Peristiwa Jam 2 Subuh

Senin, Agustus 06, 2012

Perasaan saya campur aduk. Ada senangnya, ada sedihnya, dan ada kemarahan yang mengepul sampai ke ubun-ubun. Taksi yang membawa saya dari daerah Nana (daerah red line di Bangkok) pada pukul setengah 3 subuh menjadi saksi bagaimana remuk redamnya asa yang setiap hari saya naikkan ke langit. Asa yang saya bungkus rapat-rapat dalam mimpi setiap malam.

Saya tidak bisa mendustakan, meski saya memegang teguh ajaran feminisme tapi saya senang dengan perhatian-perhatian yang diberikan oleh para lelaki apalagi bila lelaki itu telah menyemikan hati saya. Perhatian sekecil apapun akan terasa sangat berarti meskipun tidak disengaja.

Lalu siang ini kamu menegur saya.
"Gimana pulangnya kemarin malam?"

Dengan menahan gondok saya menjawab, " Ya diturunin di jalan..."
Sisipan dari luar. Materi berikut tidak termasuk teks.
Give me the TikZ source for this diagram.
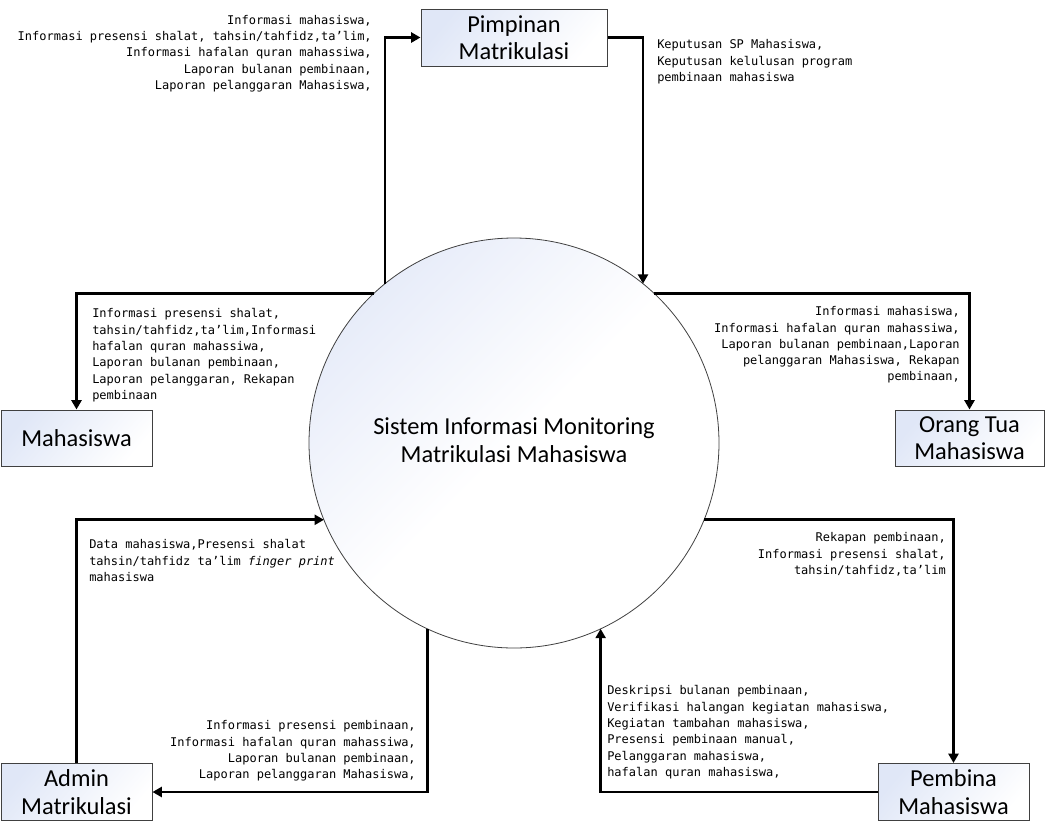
\documentclass[tikz,border=0pt]{standalone}
\usepackage{fontspec}
\setmainfont{Carlito}
\newfontfamily\lblfont{DejaVu Sans Mono}
\usetikzlibrary{arrows.meta}
\definecolor{boxblue}{RGB}{224,231,247}
\definecolor{cblue}{RGB}{231,236,249}
\definecolor{edgegray}{RGB}{64,64,64}
\begin{document}
\begin{tikzpicture}[x=0.75pt,y=-0.75pt,
  entity/.style={draw=edgegray, line width=0.75pt, top color=boxblue, bottom color=white,
    shading angle=50, inner sep=0pt, align=center, font=\fontsize{18.3}{20.5}\selectfont},
  flow/.style={line width=2.2pt, -{Triangle[length=7pt,width=7.5pt]}},
  lbl/.style={font=\lblfont\fontsize{9}{12.2}\selectfont, inner sep=0pt}]
\useasboundingbox (0,0) rectangle (1047,833);

% entities
\node[entity, minimum width=139.5pt, minimum height=42.75pt] (pim) at (514,37.5) {Pimpinan\\Matrikulasi};
\node[entity, minimum width=113.25pt, minimum height=42pt] (mhs) at (76.5,438) {Mahasiswa};
\node[entity, minimum width=111.75pt, minimum height=42pt] (ortu) at (969.5,438) {Orang Tua\\Mahasiswa};
\node[entity, minimum width=113.25pt, minimum height=42.75pt] (adm) at (76.5,792) {Admin\\Matrikulasi};
\node[entity, minimum width=113.25pt, minimum height=42.75pt] (pem) at (953.5,792) {Pembina\\Mahasiswa};

% process
\node[circle, draw=edgegray, line width=0.6pt, minimum size=307.5pt, inner sep=0pt, outer sep=0pt,
  top color=cblue, bottom color=white, middle color=white, shading angle=45,
  align=center, font=\fontsize{18.3}{21}\selectfont] (sys) at (514,443)
  {\raisebox{3pt}{\begin{tabular}{@{}c@{}}Sistem Informasi Monitoring\\[-0.5pt]Matrikulasi Mahasiswa\end{tabular}}};

% flows
\draw[flow] (sys.129.4) |- (pim.west);
\draw[flow] (pim.east) -| (sys.51);
\draw[flow] (sys.133.4) -| (mhs.north);
\draw[flow] (sys.47) -| (ortu.north);
\draw[flow] (adm.north) |- (sys.202.1);
\draw[flow] (sys.245.2) |- (adm.east);
\draw[flow] (sys.-22.1) -| (pem.north);
\draw[flow] (pem.west) -| (sys.-65.5);

% labels
\node[lbl, anchor=north east, align=right] (l1) at (372,15)
  {Informasi mahasiswa,\\Informasi presensi shalat, tahsin/tahfidz,ta’lim,\\Informasi hafalan quran mahassiwa,\\Laporan bulanan pembinaan,\\Laporan pelanggaran Mahasiswa,};
\node[lbl, anchor=north west, align=left] (l2) at (657,39.5)
  {Keputusan SP Mahasiswa,\\Keputusan kelulusan program\\pembinaan mahasiswa};
\node[lbl, anchor=north west, align=left] (l3) at (92,308.5)
  {Informasi presensi shalat,\\tahsin/tahfidz,ta’lim,Informasi\\hafalan quran mahassiwa,\\Laporan bulanan pembinaan,\\Laporan pelanggaran, Rekapan\\pembinaan};
\node[lbl, anchor=north east, align=right] (l4) at (960,306.5)
  {Informasi mahasiswa,\\Informasi hafalan quran mahassiwa,\\Laporan bulanan pembinaan,Laporan\\pelanggaran Mahasiswa, Rekapan\\pembinaan,};
\node[lbl, anchor=north west, align=left] (l5) at (89,539.5)
  {Data mahasiswa,Presensi shalat\\tahsin/tahfidz ta’lim {\itshape finger print}\\mahasiswa};
\node[lbl, anchor=north east, align=right] (l6) at (416,720.5)
  {Informasi presensi pembinaan,\\Informasi hafalan quran mahassiwa,\\Laporan bulanan pembinaan,\\Laporan pelanggaran Mahasiswa,};
\node[lbl, anchor=north east, align=right] (l7) at (946,532.5)
  {Rekapan pembinaan,\\Informasi presensi shalat,\\tahsin/tahfidz,ta’lim};
\node[lbl, anchor=north west, align=left] (l8) at (607,685.5)
  {Deskripsi bulanan pembinaan,\\Verifikasi halangan kegiatan mahasiswa,\\Kegiatan tambahan mahasiswa,\\Presensi pembinaan manual,\\Pelanggaran mahasiswa,\\hafalan quran mahasiswa,};
\end{tikzpicture}
\end{document}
Dan setelah itu kamu melengos pergi.

Jderrrr.....
Saya menatap punggung kamu yang sedang menerima telpon. Dalam hati ingin rasanya saya lemparkan patung Rama-Shinta yang sedang menari itu ke kepalamu supaya kamu punya rasa peka pada orang lain. Saya tidak tahu masa lalu kamu seperti apa hingga membentukmu menjadi seapatis itu. Saya juga bukan siapa-siapamu yang dapat merubahmu menjadi orang yang punya rasa. "Penjual Daging" di pinggir jalan yang kamu sebut itu pasti memiliki simpati melebihi kamu.

Malam yang ditunggu-tunggu itu menjadi jawaban akan tanda-tanda yang berasal dari  alam bawah sadar saya setiap hari. Saya tidak tahu bagaimana endingnya dan meski ini bukanlah sebuah ending, saya menyerahkan akhir ini pada sang Sutradara. Ia lebih tahu mana akhir cerita yang bagus.

Saya terkenang dengan bbm yang dikirimkan sahabat saya Alvidha tempo hari, "Jangan terlalu kecewa. Tuhan itu baik."